Jokes about Families - Daughter Jokes

Road Lessons

While on a trip with the family, I thought it would be good to teach my 5 year old daughter some things. As we past a sign I told her that is the name of the town for the next exit. As we past the exit I told her how we were passing the town. A few exits later she noticed the sign for gas. As we passed the exit, much to her delight, she informed us we were passing gas. 

Anonymous

Phone Call

"Hi Mom, it's me." "Hi Sally, are you okay? I thought you were with your father at the hardware store, looking for a drill." "Yeah, I was, but I got arrested and they've let me make one phone call, and that's why I'm calling you." "Oh my God, what happened?"
"Oh, I punched this African-American woman in the face." "What on earth . . . Why did you do that?"
"Well, it really wasn't my fault. Dad told me to find a Black and Decker. Mom, I knocked the shit out of her!"

Anonymous

Bad One Night Stand

On a long walk in the woods, Johnny found himself out late and decided to look for a place to rest the night. He finally found a hut in the middle of the woods and knocked on the door.

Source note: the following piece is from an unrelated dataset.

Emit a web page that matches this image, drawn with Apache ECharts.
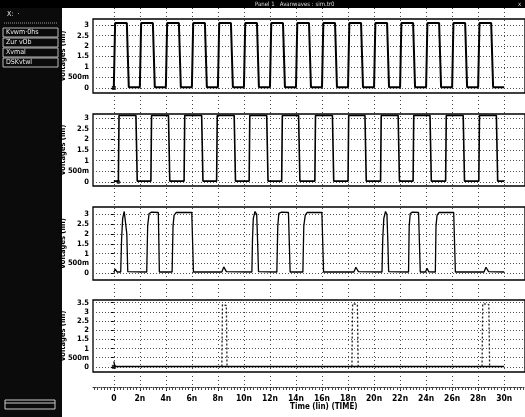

An old man answered, and he agreed to give Johnny a bed for the night on one condition: the man's teenaged daughter would be in the other bed, and Johnny was not to touch her or disturb her sleep in any way. Johnny agreed, but changed his mind when he saw how beautiful the sleeping girl was and, while she didn't respond to his caresses, she didn't push him away either. The next morning, Johnny awoke alone, but he figured the girl had gone to do her chores and he eagerly awaited her return. Instead the old man walked in, wiping the tears from his eyes. "What's wrong?" asked Johnny. "Oh, I've just come back from the cemetery -- we had my little girl's funeral this morning. But thank you so much for sitting up with her body last night."